Par ses Préludes basques pour piano, le Père Donostia “transforme” le chant populaire, matériau fondateur de ses pièces, en les façonnant, si bien qu’il en créée des pièces savantes, porteuses à la fois de son style de musicien influencé par Debussy, par Ravel et par Fauré en grande partie dans son quatrième cahier, pour lequel il devra essuyer des critiques. En effet, en harmonisant ce cahier dans un style proche de ses contemporains français, il va à l’encontre des considérations de certains folkloristes, considérant la modernité française comme une “ode passagère”, et pour qui le chant populaire est un matériau ethnographique et non pas un thème musical à traiter, comme le pense le Père Donostia. Le choix du piano pour ses préludes n’est pas non plus anodin : il fait une adaptation de la musique populaire à un instrument étranger à la tradition populaire, puisque le piano représentait alors l’instrument de tradition savante du pays.

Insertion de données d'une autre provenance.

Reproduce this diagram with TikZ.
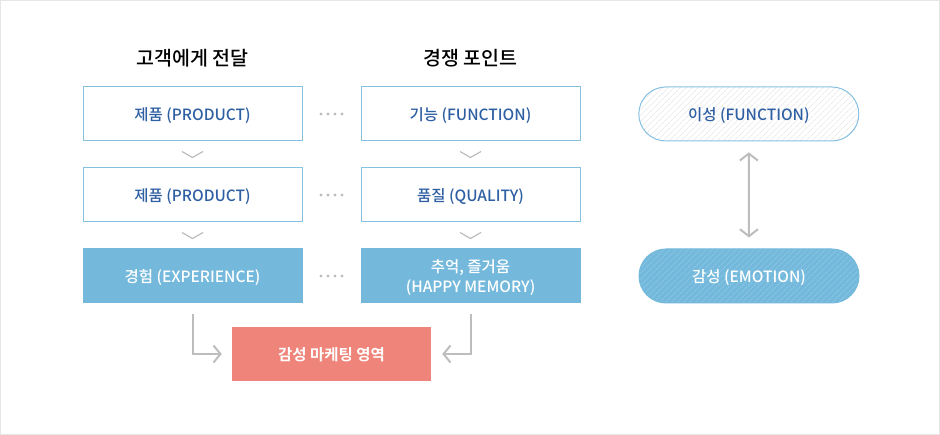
\documentclass[tikz,border=0pt]{standalone}
\usepackage{fontspec}
\setmainfont{Noto Sans CJK KR}[UprightFont={* Medium}, BoldFont={* Bold}]
\usepackage{xcolor}
\usepackage{tikz}
\usetikzlibrary{arrows.meta, positioning, calc, patterns.meta}
\definecolor{boxblue}{HTML}{74B9DC}
\definecolor{lineblue}{HTML}{86C1E2}
\definecolor{hatchblue}{HTML}{93CBE8}
\definecolor{textblue}{HTML}{2E5FA3}
\definecolor{markred}{HTML}{EF857A}
\definecolor{arrowgray}{HTML}{BDBDBD}
\definecolor{framegray}{HTML}{E6E6E6}

\begin{document}
\begin{tikzpicture}[
    x=1pt, y=-1pt,
    node distance=26pt and 58pt,
    plainbox/.style={
        draw=lineblue, line width=1pt, fill=white,
        rectangle, minimum width=219pt, minimum height=54pt,
        inner sep=0pt, align=center, text=textblue, text depth=0pt,
        font=\fontsize{15.5}{20.5}\selectfont,
    },
    filledbox/.style={
        plainbox, draw=boxblue, fill=boxblue, text=white,
    },
    markbox/.style={
        rectangle, fill=markred, minimum width=199pt, minimum height=54pt,
        inner sep=0pt, align=center, text=white, text depth=0pt,
        font=\fontsize{15.5}{20.5}\selectfont\bfseries,
    },
    pillbox/.style={
        draw=lineblue, line width=1pt, rounded corners=27pt,
        minimum width=220pt, minimum height=54pt,
        inner sep=0pt, align=center, text=textblue, text depth=0pt,
        font=\fontsize{15.5}{20.5}\selectfont,
        preaction={fill=white},
        pattern={Lines[angle=45, distance=4pt, line width=0.6pt]},
        pattern color=black!12,
    },
    pillfilled/.style={
        pillbox, draw=boxblue, text=white,
        preaction={fill=boxblue},
        pattern color=hatchblue,
    },
    header/.style={font=\fontsize{19.5}{23}\selectfont, text=black},
    chev/.style={draw=arrowgray, line width=1.2pt},
    elbow/.style={draw=arrowgray, line width=2pt,
        -{Straight Barb[length=7pt, width=17pt, line width=2pt]}},
    twoway/.style={draw=arrowgray, line width=2pt,
        {Straight Barb[length=7pt, width=18pt, line width=2pt]}-{Straight Barb[length=7pt, width=18pt, line width=2pt]}},
]
\useasboundingbox (0,0) rectangle (940,435);
\draw[framegray, line width=1pt] (0.5,0.5) rectangle (939.5,434.5);

% Left column
\node[plainbox] (prod1) at (192.5,114) {제품 (PRODUCT)};
\node[plainbox, below=of prod1] (prod2) {제품 (PRODUCT)};
\node[filledbox, below=of prod2] (exper) {경험 (EXPERIENCE)};

% Middle column
\node[plainbox, right=of prod1] (func) {기능 (FUNCTION)};
\node[plainbox, right=of prod2] (qual) {품질 (QUALITY)};
\node[filledbox, right=of exper] (memory) {추억, 즐거움\\(HAPPY MEMORY)};

% Right pills
\node[pillbox, right=of func] (reason) {이성 (FUNCTION)};
\node[pillfilled, right=of memory] (emotion) {감성 (EMOTION)};

% Result
\node[markbox] (market) at (331.5,354) {감성 마케팅 영역};

% Headers
\node[header] (hleft) at (192.5,58) {고객에게 전달};
\node[header] (hmid) at (470.5,58) {경쟁 포인트};

% Chevrons
\foreach \a/\b in {prod1/prod2, prod2/exper, func/qual, qual/memory}
    \draw[chev] ($(\a.south)!0.5!(\b.north)$) ++(-10.5,-3) -- ++(10.5,6) -- ++(10.5,-6);

% Dots
\foreach \a/\b in {prod1/func, prod2/qual, exper/memory}
    \foreach \dx in {-10.5,-3.5,3.5,10.5}
        \fill[arrowgray] ($(\a.east)!0.5!(\b.west)$) ++(\dx,0) circle (1.6pt);

% Arrows
\draw[elbow, shorten >=10pt] ([yshift=-11pt]exper.south) |- (market.west);
\draw[elbow, shorten >=11pt] ([yshift=-11pt]memory.south) |- (market.east);
\draw[twoway, shorten <=11pt, shorten >=11pt] (reason.south) -- (emotion.north);

\end{tikzpicture}
\end{document}
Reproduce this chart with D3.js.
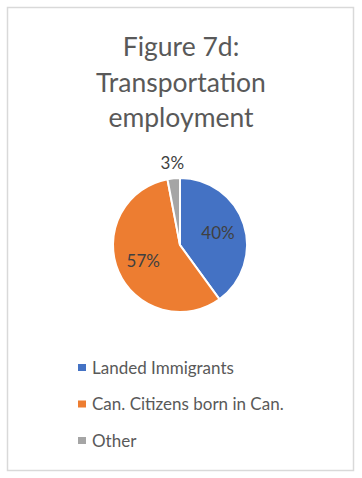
<!DOCTYPE html>
<html>
<head>
<meta charset="utf-8">
<script src="https://cdn.jsdelivr.net/npm/d3@7"></script>
<style>
  body { margin: 0; background: #fff; }
  text { font-family: Lato, "Open Sans", sans-serif; }
</style>
</head>
<body>
<div id="chart"></div>
<script>
// Figure 7d - share of transportation employment
var categories = ["Landed Immigrants", "Can. Citizens born in Can.", "Other"];
var shares = [40, 57, 3];
var colors = ["#4472c4", "#ed7d31", "#a5a5a5"];
var titleLines = ["Figure 7d:", "Transportation", "employment"];

var svgWidth = 362;
var svgHeight = 478;

var svg = d3.select("#chart")
  .append("svg")
  .attr("width", svgWidth)
  .attr("height", svgHeight);

// chart frame
svg.append("rect")
  .attr("x", 7.5)
  .attr("y", 7.5)
  .attr("width", 346)
  .attr("height", 463)
  .attr("fill", "#fff")
  .attr("stroke", "#d9d9d9")
  .attr("stroke-width", 1.5);

// title
svg.append("g")
  .selectAll("text")
  .data(titleLines)
  .enter()
  .append("text")
  .attr("x", 181)
  .attr("y", (d, i) => 56 + i * 35.5)
  .attr("text-anchor", "middle")
  .attr("font-size", "26.5px")
  .attr("fill", "#595959")
  .text(d => d);

// pie
var radius = 67;
var color = d3.scaleOrdinal().domain(categories).range(colors);

var pie = d3.pie()
  .sort(null)
  .value(d => d.value);

var arcs = pie(categories.map((c, i) => ({ name: c, value: shares[i] })));

var arc = d3.arc().innerRadius(0).outerRadius(radius);
var insideArc = d3.arc().innerRadius(40).outerRadius(40);
var outsideArc = d3.arc().innerRadius(82).outerRadius(82);

var pieGroup = svg.append("g")
  .attr("transform", "translate(180, 245)");

pieGroup.selectAll("path")
  .data(arcs)
  .enter()
  .append("path")
  .attr("d", arc)
  .attr("fill", d => color(d.data.name))
  .attr("stroke", "#fff")
  .attr("stroke-width", 2);

pieGroup.selectAll("text")
  .data(arcs)
  .enter()
  .append("text")
  .attr("transform", d => {
    var p = d.data.value < 5 ? outsideArc.centroid(d) : insideArc.centroid(d);
    return `translate(${p[0]}, ${p[1]})`;
  })
  .attr("dy", "0.35em")
  .attr("text-anchor", "middle")
  .attr("font-size", "17px")
  .attr("fill", "#404040")
  .text(d => d.data.value + "%");

// legend
var legend = svg.append("g")
  .selectAll("g")
  .data(categories)
  .enter()
  .append("g")
  .attr("transform", (d, i) => `translate(78, ${368 + i * 36.5})`);

legend.append("rect")
  .attr("x", 0)
  .attr("y", -4)
  .attr("width", 8)
  .attr("height", 7)
  .attr("fill", d => color(d));

legend.append("text")
  .attr("x", 14)
  .attr("dy", "0.35em")
  .attr("font-size", "17px")
  .attr("fill", "#595959")
  .text(d => d);
</script>
</body>
</html>
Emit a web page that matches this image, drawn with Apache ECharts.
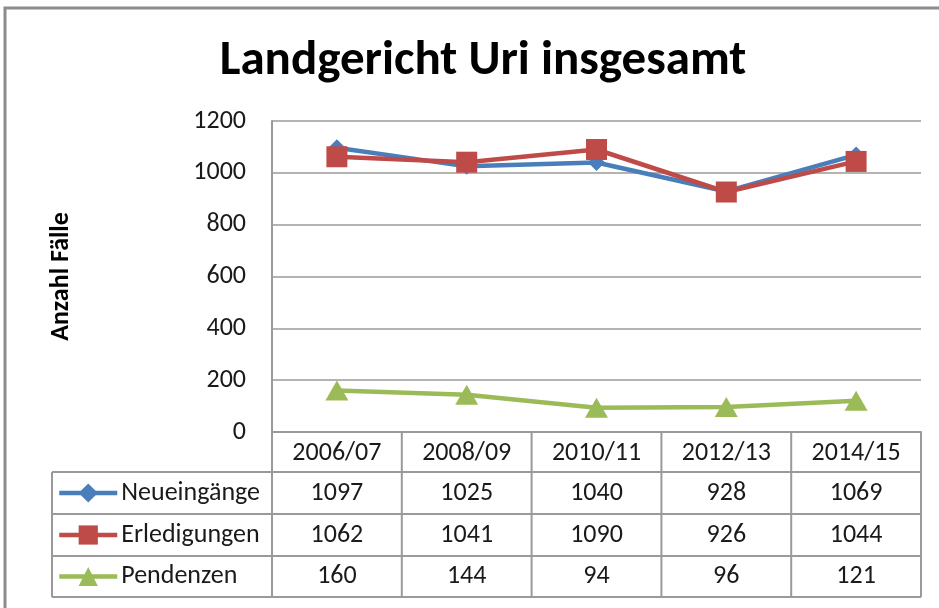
<!DOCTYPE html>
<html>
<head>
<meta charset="utf-8">
<script src="https://cdn.jsdelivr.net/npm/echarts@6/dist/echarts.min.js"></script>
<style>
  html, body { margin: 0; padding: 0; background: #fff; }
  #chart { width: 939px; height: 608px; }
</style>
</head>
<body>
<div id="chart"></div>
<script>
// data
const periods = ['2006/07', '2008/09', '2010/11', '2012/13', '2014/15'];
const seriesNames = ['Neueingänge', 'Erledigungen', 'Pendenzen'];
const neueingaenge = [1097, 1025, 1040, 928, 1069];
const erledigungen = [1062, 1041, 1090, 926, 1044];
const pendenzen = [160, 144, 94, 96, 121];

const FONT = 'Carlito, Lato, "Open Sans", sans-serif';
const colors = ['#4a7ebb', '#be4b48', '#9bbb59'];
const symbols = ['diamond', 'rect', 'triangle'];
const symbolSizes = [17, 21, [23, 20]];
const rows = [neueingaenge, erledigungen, pendenzen];
const rowLines = [472, 514, 556, 597];
const gridCol = '#9a9a9a';
const TXT = 26;

const chart = echarts.init(document.getElementById('chart'));

chart.setOption({
  animation: false,
  title: {
    text: 'Landgericht Uri insgesamt',
    left: 478,
    top: 32,
    textAlign: 'center',
    textStyle: { fontFamily: FONT, fontSize: 49, fontWeight: 'bold', color: '#000' }
  },
  legend: seriesNames.map((n, i) => ({
    data: [n],
    left: 57,
    top: (rowLines[i] + rowLines[i + 1]) / 2 - 13,
    itemWidth: 58,
    itemHeight: 24,
    itemGap: 0,
    padding: 0,
    selectedMode: false,
    lineStyle: { width: 4.5 },
    textStyle: { fontFamily: FONT, fontSize: TXT, color: '#1a1a1a', padding: [0, 0, 0, -1] }
  })),
  grid: { left: 272, right: 18, top: 121, bottom: 176 },
  xAxis: {
    type: 'category',
    data: periods,
    boundaryGap: true,
    axisTick: { show: false },
    axisLine: { lineStyle: { color: gridCol, width: 2 } },
    axisLabel: { fontFamily: FONT, fontSize: TXT, color: '#1a1a1a', margin: 8 }
  },
  yAxis: {
    type: 'value',
    min: 0,
    max: 1200,
    interval: 200,
    name: 'Anzahl Fälle',
    nameLocation: 'middle',
    nameGap: 198,
    nameTextStyle: { fontFamily: FONT, fontSize: 26, fontWeight: 'bold', color: '#000' },
    axisLine: { show: true, lineStyle: { color: gridCol, width: 2 } },
    axisTick: { show: false },
    splitLine: { lineStyle: { color: gridCol, width: 1.5 } },
    axisLabel: { fontFamily: FONT, fontSize: TXT, color: '#1a1a1a', margin: 26, formatter: v => String(v) }
  },
  series: seriesNames.map((n, i) => ({
    name: n,
    type: 'line',
    data: rows[i],
    symbol: symbols[i],
    symbolSize: symbolSizes[i],
    showAllSymbol: true,
    z: 3 + i,
    lineStyle: { color: colors[i], width: 4.5 },
    itemStyle: { color: colors[i] },
    emphasis: { disabled: true }
  }))
});

// data table under the plot, aligned to the category axis
const c0 = chart.convertToPixel({ xAxisIndex: 0 }, 0);
const c1 = chart.convertToPixel({ xAxisIndex: 0 }, 1);
const step = c1 - c0;
const bounds = periods.map((p, i) => c0 - step / 2 + i * step).concat([c0 - step / 2 + periods.length * step]);
const axisY = chart.convertToPixel({ yAxisIndex: 0 }, 0);
const left = 52;
const right = bounds[bounds.length - 1];
const lineStyle = { stroke: gridCol, lineWidth: 2 };
const els = [];

// outer chart border (cropped on the right and bottom)
els.push({ type: 'rect', shape: { x: 5, y: 8, width: 1000, height: 700 }, style: { fill: 'none', stroke: '#8c8c8c', lineWidth: 3 }, silent: true });

rowLines.forEach(y => {
  els.push({ type: 'line', shape: { x1: left, y1: y, x2: right, y2: y }, style: lineStyle, silent: true });
});
els.push({ type: 'line', shape: { x1: left, y1: rowLines[0], x2: left, y2: rowLines[3] }, style: lineStyle, silent: true });
bounds.forEach(x => {
  els.push({ type: 'line', shape: { x1: x, y1: axisY, x2: x, y2: rowLines[3] }, style: lineStyle, silent: true });
});
rows.forEach((vals, r) => {
  const cy = (rowLines[r] + rowLines[r + 1]) / 2;
  vals.forEach((v, i) => {
    els.push({
      type: 'text', x: c0 + i * step, y: cy, silent: true,
      style: { text: String(v), fontFamily: FONT, fontSize: TXT, fill: '#1a1a1a', align: 'center', verticalAlign: 'middle' }
    });
  });
});

chart.setOption({ graphic: els });
</script>
</body>
</html>
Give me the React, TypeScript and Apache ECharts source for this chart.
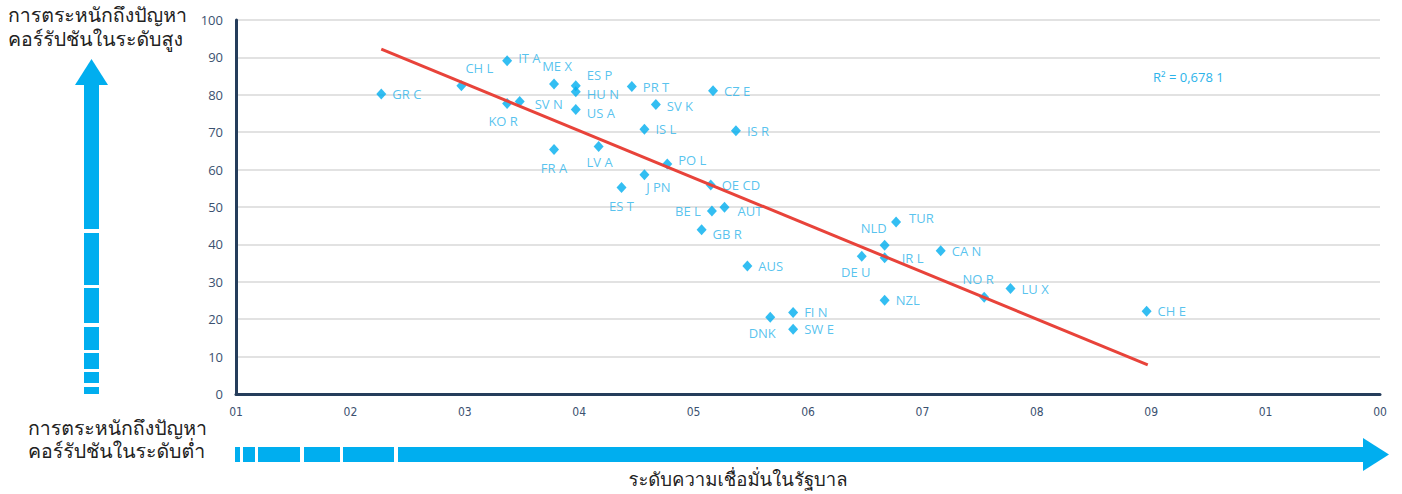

Cette étude n’a pas la prétention d’être exhaustive et de nombreuses investigations pourraient encore être menées car les études sur le Père Donostia et sur sa musique restent minces aujourd’hui. Il serait riche pour nous d’avoir accès au fonds du compositeur afin d’en effectuer un recensement exhaustif, de pouvoir étudier avec plus de précisions qu’aujourd’hui ses lectures, et d’avoir une analyse de ses partitions manuscrites de Préludes basques. Un dépouillement d’autres chansonniers, pas seulement basques, pourrait nous aider à trouver si les thèmes populaires des préludes nº 4, 17 et 18 sont issus de chansonniers. Une analyse de ses pièces Infantiles pour piano, éditées en 1946, ainsi que de la Prière plaintive à Notre Dame de Socorri pourraient s’avérer révélatrices de la forte influence que la musique de Ravel observait sur le compositeur : il serait ainsi possible de déterminer que le Père Donostia s’inscrit dans le style moderne qui s’esquisse déjà dans les dernières pièces des préludes. Enfin, il serait aussi intéressant d’approfondir notre travail sur les voyages du compositeur à Paris et à Madrid, de manière à cerner avec plus de précision quelles étaient ses fréquentations, et quelles influences elles ont pu avoir sur lui et sur ses créations.
1 « he bautizado con el título de Preludios Vascos, llamándoles vascos, no sólo por utilizar canciones populaires vascas, sino particularmente porque he querido pintar en ellos el alma vasca de aquellos paisajes, de aquellas personas y pueblos ».